S-60 57mm, Meriam Perisai Angkasa ‘Sepuh’ Arhanud TNI AD (photo:Arhanud)

Jika Australia hendak menyerang Indonesia, mungkin RAAF bisa menembus wilayah udara Indonesia untuk membom Jakarta. Namun bombardir itu tidak banyak mempengaruhi kekuatan militer Indonesia. Begitu pula dengan Angkatan Laut Australia dapat menembus perairan Indonesia dan mendarat di garis pantai. Namun setelah tiba di garis pantai, apa yang bisa mereka lakukan ?. Tidak banyak, karena jumlah pasukan Indonesia yang besar menjadi keunggulan Indonesia. Jika skenarionya dibalik Indonesia yang menyerang ke Australia, maka Indonesia belum memiliki kekuatan untuk itu. Konsep realistis Indonesia di renstra 1 dengan keterbatasan ini adalah, membentuk militer yang bersifat self defence. Berperang di wilayah sendiri, untuk mengusir agresor atau mengawasi flash point.

Saat ini belum semua alutsista TNI AD mengalami modernisasi. Dengan kondisi tersebut, dapat kita lihat Angkatan Darat memperkuat pasukan yang bersifat mobile, yang bisa digerakkan ke wilayah manapun dalam waktu cepat. Target ini dimasukkan dalam Rencana Strategis 1 (Renstra 1 :2010-2014) dengan munculnya pembelian MBT Leopard 2, IFV Marder, MLRS Astros II, Meriam Caesar 155 mm, ATGM NLAW, kendaraan taktis, hingga helikopter serang Apache AH-64 E. Semua yang dibeli bersifat mobile, dalam artian dapat digerakkan dengan cepat diangkut melalui kapal permukaan maupun pesawat angkut Hercules.

Untuk meningkatkan mobilitas pasukan mobile, Indonesia menambah pesawat angkut dengan membeli Hercules eks RAAF Australia. Begitu pula dengan persenjataan dan kemampuan prajurit Kostrad, terus ditingkatkan.

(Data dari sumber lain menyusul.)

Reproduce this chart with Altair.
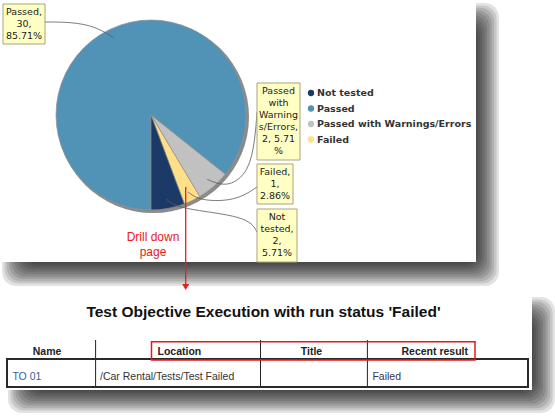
import math
import altair as alt
import pandas as pd

# ---------------- data ----------------
pie_status = ["Passed", "Passed with Warnings/Errors", "Failed", "Not tested"]
pie_count = [30, 2, 1, 2]
pie_colors = ["#5093b6", "#c1c1c1", "#ffdf87", "#1b3a67"]
legend_status = ["Not tested", "Passed", "Passed with Warnings/Errors", "Failed"]
callout_text = [
    "Passed,\n30,\n85.71%",
    "Passed\nwith\nWarning\ns/Errors,\n2, 5.71\n%",
    "Failed,\n1,\n2.86%",
    "Not\ntested,\n2,\n5.71%",
]
drill_text = "Drill down\npage"
table_title = "Test Objective Execution with run status 'Failed'"
table_header = ["Name", "Location", "Title", "Recent result"]
table_row = ["TO 01", "/Car Rental/Tests/Test Failed", "", "Failed"]

# ---------------- layout ----------------
W, H = 555, 416
CX, CY, R = 151, 115, 95
callout_box = [(3, 45, 4, 44), (257, 300, 83, 160), (257, 293, 164, 204), (257, 297, 209, 262)]
leader_route = [
    [(95, 26), (70, 22), (45, 22)],
    [(228, 188), (249, 172), (255, 140), (257, 112)],
    [(200, 201), (236, 201), (257, 187)],
    [(178, 209), (248, 216), (257, 232)],
]
legend_x, legend_y0, legend_step = 311, 93, 15.5
col_edges = [7, 95.6, 260.5, 367.4, 528]
header_pos = [(47, "center"), (157.5, "left"), (311.5, "center"), (468, "right")]
row_x = [12.4, 100, 266, 372.4]
row_colors = ["#3b5b9a", "#333333", "#333333", "#3a3444"]
HEAD_TOP, HEAD_Y, ROW_TOP, ROW_Y, ROW_BOT = 340, 351.5, 359, 377, 387
# panels (x1, x2, y1, y2) and their blurred shadow base rects
panel_rects = [(0, 476, 0, 262), (0, 532, 292, 390)]
shadow_rects = [(14, 487, 15, 274), (20, 543, 309, 401)]
BLUR_STEPS, BLUR_STEP, BLUR_ALPHA = 10, 2.4, 0.115

xs = alt.Scale(domain=[0, W], nice=False, zero=False)
ys = alt.Scale(domain=[0, H], nice=False, zero=False, reverse=True)


def X(f="x"):
    return alt.X(f"{f}:Q", scale=xs, axis=None)


def Y(f="y"):
    return alt.Y(f"{f}:Q", scale=ys, axis=None)


layers = []

# ---- panel drop shadows (stacked translucent rects imitate a blur) ----
srows = []
for (x1, x2, y1, y2) in shadow_rects:
    for k in range(BLUR_STEPS):
        d = (k - BLUR_STEPS / 2) * BLUR_STEP
        srows.append({"x": x1 + d, "x2": x2 - d, "y": y1 + d, "y2": y2 - d})
layers.append(alt.Chart(pd.DataFrame(srows)).mark_rect(
    color="#000000", opacity=BLUR_ALPHA, cornerRadius=14).encode(
    x=X(), x2="x2", y=Y(), y2="y2"))
panels = pd.DataFrame({"x": [p[0] for p in panel_rects], "x2": [p[1] for p in panel_rects],
                       "y": [p[2] for p in panel_rects], "y2": [p[3] for p in panel_rects]})
layers.append(alt.Chart(panels).mark_rect(color="white").encode(x=X(), x2="x2", y=Y(), y2="y2"))

# ---- pie ----
total = sum(pie_count)
pie_df = pd.DataFrame({"status": pie_status, "count": pie_count, "order": range(len(pie_status))})
layers.append(alt.Chart(pd.DataFrame({"k": [0]})).mark_arc(
    theta=0, theta2=2 * math.pi, outerRadius=R + 1, color="#8b8b8b").encode(
    x=alt.value(CX + 2), y=alt.value(CY + 2)))
layers.append(alt.Chart(pie_df).mark_arc(outerRadius=R, stroke="#8f8f8f", strokeWidth=0.7).encode(
    theta=alt.Theta("count:Q", stack=True,
                    scale=alt.Scale(domain=[0, total], range=[math.pi, 3 * math.pi], nice=False)),
    color=alt.Color("status:N", scale=alt.Scale(domain=pie_status, range=pie_colors), legend=None),
    order=alt.Order("order:Q"),
    x=alt.value(CX), y=alt.value(CY),
))

# ---- leader lines (anchor from slice mid-angle) ----
rows = []
cum = 0
for i, c in enumerate(pie_count):
    mid = math.pi + 2 * math.pi * (cum + c / 2) / total
    cum += c
    pts = [(CX + 0.9 * R * math.sin(mid), CY - 0.9 * R * math.cos(mid))] + leader_route[i]
    for j, (px, py) in enumerate(pts):
        rows.append({"key": i, "seq": j, "x": px, "y": py})
layers.append(alt.Chart(pd.DataFrame(rows)).mark_line(
    interpolate="basis", color="#5a5a5a", strokeWidth=0.8).encode(
    x=X(), y=Y(), detail="key:N", order="seq:Q"))

# ---- callout boxes ----
cb = pd.DataFrame({
    "x": [b[0] for b in callout_box], "x2": [b[1] for b in callout_box],
    "y": [b[2] for b in callout_box], "y2": [b[3] for b in callout_box],
    "text": callout_text,
})
cb["xc"] = (cb["x"] + cb["x2"]) / 2
cb["yt"] = cb["y"] + 2.5
layers.append(alt.Chart(cb).mark_rect(fill="#ffffc4", stroke="#a9a57a", strokeWidth=1).encode(
    x=X(), x2="x2", y=Y(), y2="y2"))
layers.append(alt.Chart(cb).mark_text(
    align="center", baseline="top", lineBreak="\n", lineHeight=12,
    font="DejaVu Sans", fontSize=9.5, color="#222222").encode(
    x=X("xc"), y=Y("yt"), text="text:N"))

# ---- legend ----
lg = pd.DataFrame({"status": legend_status,
                   "y": [legend_y0 + i * legend_step for i in range(len(legend_status))]})
lg["x"] = legend_x
lg["xt"] = legend_x + 6
layers.append(alt.Chart(lg).mark_point(shape="circle", filled=True, size=40, opacity=1).encode(
    x=X(), y=Y(),
    color=alt.Color("status:N", scale=alt.Scale(domain=pie_status, range=pie_colors), legend=None)))
layers.append(alt.Chart(lg).mark_text(
    align="left", baseline="middle", font="DejaVu Sans", fontWeight="bold",
    fontSize=9.5, color="#333333").encode(x=X("xt"), y=Y(), text="status:N"))

# ---- drill-down annotation ----
layers.append(alt.Chart(pd.DataFrame({"x": [153], "y": [231.5], "t": [drill_text]})).mark_text(
    align="center", baseline="top", lineBreak="\n", lineHeight=15,
    font="Liberation Sans", fontSize=12, color="#e8201c").encode(x=X(), y=Y(), text="t:N"))
layers.append(alt.Chart(pd.DataFrame({"x": [185.7], "y": [187], "y2": [285]})).mark_rule(
    color="#e8201c", strokeWidth=1.3).encode(x=X(), y=Y(), y2="y2"))
layers.append(alt.Chart(pd.DataFrame({"x": [185.7], "y": [287]})).mark_point(
    shape="triangle-down", filled=True, size=50, color="#e8201c", opacity=1).encode(x=X(), y=Y()))

# ---- table title ----
layers.append(alt.Chart(pd.DataFrame({"x": [263.5], "y": [312], "t": [table_title]})).mark_text(
    align="center", baseline="middle", font="Liberation Sans", fontWeight="bold",
    fontSize=15.5, color="#111111").encode(x=X(), y=Y(), text="t:N"))

# ---- table grid ----
inner = col_edges[1:-1]
layers.append(alt.Chart(pd.DataFrame({"x": inner, "y": [HEAD_TOP] * 3, "y2": [ROW_BOT] * 3})).mark_rule(
    color="#222222", strokeWidth=1).encode(x=X(), y=Y(), y2="y2"))
layers.append(alt.Chart(pd.DataFrame({"x": [col_edges[0]], "x2": [col_edges[-1]],
                                      "y": [ROW_TOP], "y2": [ROW_BOT]})).mark_rect(
    fill=None, stroke="#2a2a2a", strokeWidth=2).encode(x=X(), x2="x2", y=Y(), y2="y2"))

# header text
hd = pd.DataFrame({"t": table_header, "x": [p[0] for p in header_pos],
                   "a": [p[1] for p in header_pos], "y": [HEAD_Y] * 4})
for a in ("left", "center", "right"):
    sub = hd[hd["a"] == a]
    layers.append(alt.Chart(sub).mark_text(
        align=a, baseline="middle", font="Liberation Sans", fontWeight="bold",
        fontSize=10.5, color="#222222").encode(x=X(), y=Y(), text="t:N"))

# data row (one layer per text colour)
rd = pd.DataFrame({"t": table_row, "x": row_x, "y": [ROW_Y] * 4, "c": row_colors})
rd = rd[rd["t"] != ""].reset_index(drop=True)
for col in rd["c"].unique():
    sub = rd[rd["c"] == col]
    layers.append(alt.Chart(sub).mark_text(
        align="left", baseline="middle", font="Liberation Sans", fontSize=10.5, color=col).encode(
        x=X(), y=Y(), text="t:N"))

# red highlight box
layers.append(alt.Chart(pd.DataFrame({"x": [151.5], "x2": [475], "y": [341.7], "y2": [360]})).mark_rect(
    fill=None, stroke="#e8161a", strokeWidth=1.5).encode(x=X(), x2="x2", y=Y(), y2="y2"))

chart = alt.layer(*layers).properties(
    width=W, height=H, autosize=alt.AutoSizeParams(type="none"), padding=0,
    background="white",
).configure_view(stroke=None)

chart.save("out.html", embed_options={"renderer": "svg", "actions": False})
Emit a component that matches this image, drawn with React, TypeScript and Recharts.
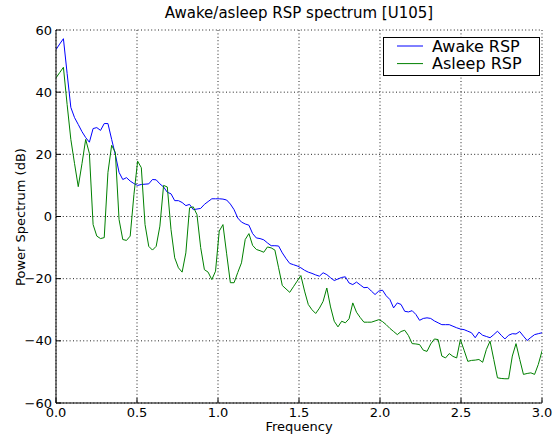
import React from 'react';
import { LineChart, Line, XAxis, YAxis, CartesianGrid } from 'recharts';

// Frequency grid: one sample every 3/131 Hz from 0 to 3.0
const FREQ_STEP = 3 / 131;

const awakeRSP = [
  53.7, 55.5, 57.2, 46, 35.1, 31.8, 29.6, 27.3, 25.4, 23.9,
  28.3, 28.6, 27.7, 29.9, 29.9, 24.8, 19.9, 14.2, 11.9, 12.5,
  11.4, 10.6, 10.0, 10.3, 10.4, 10.5, 11.9, 11.8, 10.5, 9.5,
  7.8, 7.3, 5.1, 5.1, 4.5, 3.5, 3.9, 2.2, 2.4, 2.6,
  3.9, 4.8, 5.7, 5.7, 5.7, 5.6, 5.3, 4.0, 2.2, -0.5,
  -1.8, -2.4, -2.8, -5.5, -6.9, -7.1, -7.5, -8.5, -9.4, -9.4,
  -9.5, -11.7, -13.5, -15.1, -15.5, -15.9, -16.5, -17.3, -17.9, -18.3,
  -18.8, -19.2, -18.1, -18.7, -19.7, -20.6, -20.1, -19.6, -19.4, -21.4,
  -21.9, -21.1, -22.0, -22.9, -22.8, -24.0, -25.1, -24.0, -23.7, -25.5,
  -26.7, -29.4, -27.8, -28.3, -30.5, -30.7, -30.3, -31.5, -33.4, -32.8,
  -32.6, -32.8, -33.6, -34.2, -34.8, -34.8, -34.8, -35.3, -35.8, -36.2,
  -36.4, -36.9, -37.4, -39.0, -37.2, -38.2, -38.6, -39.0, -38.0, -36.9,
  -38.2, -39.4, -38.2, -37.7, -37.8, -37.0, -38.5, -39.9, -38.9, -38.0,
  -37.7, -37.4,
];

const asleepRSP = [
  44.6, 46.3, 48.0, 36, 24.8, 17, 9.6, 17, 24.8, 20.3,
  -2.6, -6.3, -7.1, -6.8, 14.2, 22.9, 20.6, -1.0, -7.4, -7.7,
  -6.3, 7, 17.8, 15.7, -2.6, -9.6, -10.8, -9.6, -3.1, 10.0,
  9.5, -4.2, -13.3, -16.5, -17.9, -11.7, 2.8, 3.1, 0.6, -10,
  -17.1, -17.9, -20.3, -17.6, -4.7, -2.6, -12, -21.3, -21.3, -18,
  -14.9, -7.4, -5.5, -9.3, -10.6, -11, -11.5, -9.8, -10.1, -10.8,
  -16.5, -22.2, -23.3, -24.4, -22.6, -20.8, -19, -24, -28.3, -30,
  -31.2, -29.5, -27.3, -23, -29.1, -33.7, -35.5, -33.7, -34.2, -32.9,
  -27.8, -30.8, -32.5, -34, -34, -34, -33.6, -33.2, -33.8, -34.8,
  -36, -37, -38, -37, -36.6, -38.3, -40.9, -41, -41.2, -43,
  -43.4, -41, -39.4, -39.6, -44.9, -45.5, -44.1, -45, -45.5, -39.6,
  -43, -46.6, -46.3, -46.2, -46, -46.9, -42.8, -40.1, -46, -51.9,
  -52.1, -52.2, -52.2, -44.9, -40.9, -46, -50.8, -50.5, -50.3, -50.8,
  -47.6, -43.3,
];

const xTicks = [0, 0.5, 1, 1.5, 2, 2.5, 3];
const xTickLabels = ['0.0', '0.5', '1.0', '1.5', '2.0', '2.5', '3.0'];
const yTicks = [-60, -40, -20, 0, 20, 40, 60];
const yTickLabels = ['\u221260', '\u221240', '\u221220', '0', '20', '40', '60'];

const seriesNames = ['Awake RSP', 'Asleep RSP'];
const seriesColors = ['#0000ff', '#008000'];

const data = awakeRSP.map((v, i) => ({
  f: i * FREQ_STEP,
  awake: v,
  asleep: asleepRSP[i],
}));

const FONT = '"DejaVu Sans", sans-serif';
const TICK_LEN = 5;

const BottomTick = (props: any) => {
  const { x, y, payload, index } = props;
  const idx = xTicks.indexOf(payload.value);
  return (
    <g>
      <line x1={x} x2={x} y1={y} y2={y - TICK_LEN} stroke="#000" strokeWidth={1} />
      <text x={x} y={y + 14} textAnchor="middle" fontSize={13} fontFamily={FONT} fill="#000">
        {xTickLabels[idx >= 0 ? idx : index]}
      </text>
    </g>
  );
};

const TopTick = (props: any) => {
  const { x, y } = props;
  return <line x1={x} x2={x} y1={y} y2={y + TICK_LEN} stroke="#000" strokeWidth={1} />;
};

const LeftTick = (props: any) => {
  const { x, y, payload, index } = props;
  const idx = yTicks.indexOf(payload.value);
  return (
    <g>
      <line x1={x} x2={x + TICK_LEN} y1={y} y2={y} stroke="#000" strokeWidth={1} />
      <text x={x - 4} y={y + 4.5} textAnchor="end" fontSize={13} fontFamily={FONT} fill="#000">
        {yTickLabels[idx >= 0 ? idx : index]}
      </text>
    </g>
  );
};

const RightTick = (props: any) => {
  const { x, y } = props;
  return <line x1={x} x2={x - TICK_LEN} y1={y} y2={y} stroke="#000" strokeWidth={1} />;
};

const LegendBox = () => (
  <svg width={157} height={39} style={{ display: 'block' }}>
    <rect x={0.5} y={0.5} width={156} height={38} fill="#fff" stroke="#000" strokeWidth={1} />
    {seriesNames.map((name, i) => (
      <g key={name}>
        <line
          x1={14}
          x2={40}
          y1={9 + i * 17.6}
          y2={9 + i * 17.6}
          stroke={seriesColors[i]}
          strokeWidth={1}
        />
        <text x={49} y={14.5 + i * 17.6} fontSize={16} fontFamily={FONT} fill="#000">
          {name}
        </text>
      </g>
    ))}
  </svg>
);

export default function App() {
  return (
    <div
      style={{
        position: 'absolute',
        left: 0,
        top: 0,
        width: 554,
        height: 441,
        background: '#fff',
        fontFamily: FONT,
      }}
    >
      <div
        style={{
          position: 'absolute',
          left: 299,
          top: 5,
          transform: 'translateX(-50%)',
          fontSize: 15,
          lineHeight: '17px',
          whiteSpace: 'nowrap',
          color: '#000',
        }}
      >
        Awake/asleep RSP spectrum [U105]
      </div>
      <LineChart
        width={554}
        height={441}
        data={data}
        margin={{ top: 30, right: 12, left: 0, bottom: 0 }}
      >
        <CartesianGrid
          stroke="#222"
          strokeWidth={1}
          strokeDasharray="1 2.4"
          horizontalValues={yTicks}
          verticalValues={xTicks}
        />
        <XAxis
          dataKey="f"
          type="number"
          domain={[0, 3]}
          ticks={xTicks}
          allowDataOverflow
          height={38}
          tickSize={0}
          tickMargin={0}
          tickLine={false}
          axisLine={{ stroke: '#000', strokeWidth: 1 }}
          tick={<BottomTick />}
          interval={0}
        />
        <XAxis
          xAxisId="top"
          orientation="top"
          dataKey="f"
          type="number"
          domain={[0, 3]}
          ticks={xTicks}
          allowDataOverflow
          height={0}
          tickSize={0}
          tickMargin={0}
          tickLine={false}
          axisLine={{ stroke: '#000', strokeWidth: 1 }}
          tick={<TopTick />}
          interval={0}
        />
        <YAxis
          type="number"
          domain={[-60, 60]}
          ticks={yTicks}
          allowDataOverflow
          width={56}
          tickSize={0}
          tickMargin={0}
          tickLine={false}
          axisLine={{ stroke: '#000', strokeWidth: 1 }}
          tick={<LeftTick />}
          interval={0}
        />
        <YAxis
          yAxisId="right"
          orientation="right"
          type="number"
          domain={[-60, 60]}
          ticks={yTicks}
          allowDataOverflow
          width={0}
          tickSize={0}
          tickMargin={0}
          tickLine={false}
          axisLine={{ stroke: '#000', strokeWidth: 1 }}
          tick={<RightTick />}
          interval={0}
        />
        <Line
          type="linear"
          dataKey="awake"
          name={seriesNames[0]}
          stroke={seriesColors[0]}
          strokeWidth={1}
          dot={false}
          activeDot={false}
          isAnimationActive={false}
        />
        <Line
          type="linear"
          dataKey="asleep"
          name={seriesNames[1]}
          stroke={seriesColors[1]}
          strokeWidth={1}
          dot={false}
          activeDot={false}
          isAnimationActive={false}
        />
      </LineChart>
      <div style={{ position: 'absolute', left: 383, top: 37 }}>
        <LegendBox />
      </div>
      <div
        style={{
          position: 'absolute',
          left: 299,
          top: 419,
          transform: 'translateX(-50%)',
          fontSize: 13,
          lineHeight: '15px',
          whiteSpace: 'nowrap',
          color: '#000',
        }}
      >
        Frequency
      </div>
      <div
        style={{
          position: 'absolute',
          left: 20,
          top: 217,
          transform: 'translate(-50%, -50%) rotate(-90deg)',
          fontSize: 13,
          lineHeight: '15px',
          whiteSpace: 'nowrap',
          color: '#000',
        }}
      >
        Power Spectrum (dB)
      </div>
    </div>
  );
}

Jangan heran, alutsista baru TNI AD, biasanya diserahkan kepada Kostrad. Hal ini karena pasukan Kostrad yang bisa digerakkan kemanapun di wilayah tanah air. Mereka tidak punya wilayah. Wilayah yang mereka tempati berada di bawah kendali Panglima Kodam.

Konsep renstra 1 Angkatan Darat, menyerupai target yang dikejar oleh TNI AU. Mereka menyiapkan fighter dan pesawat tempur yang bisa bergerak cepat, bertarung secara sengit di wilayah manapun di Indonesia. Angkatan Udara harus tampil prima, di tengah minimnya kemampuan arhanud dan pertahanan wilayah Indonesia. Untuk itu, Skuadron Sukhoi telah dilengkapi rudal berbagai jenis, dari air-to-air, air-to-ground, hingga rudal penghancur radar.

Pada renstra 1, pesawat tempur sukhoi TNI AU telah genap satu skuadron (16 pesawat ). Mereka juga mendapatkan tambahan satu skuadron (16 pesawat) pesawat super tucano untuk tempur taktis “close air support”, intai serta serangan anti-gerilya. Ada lagi 30 pesawat F-16 block 25/32 retrofit eks AS, serta pesawat latih T-50 i dari Korea Selatan yang bisa digungsikan sebagai air support, serta  UAV Heron komposit untuk pengawasan.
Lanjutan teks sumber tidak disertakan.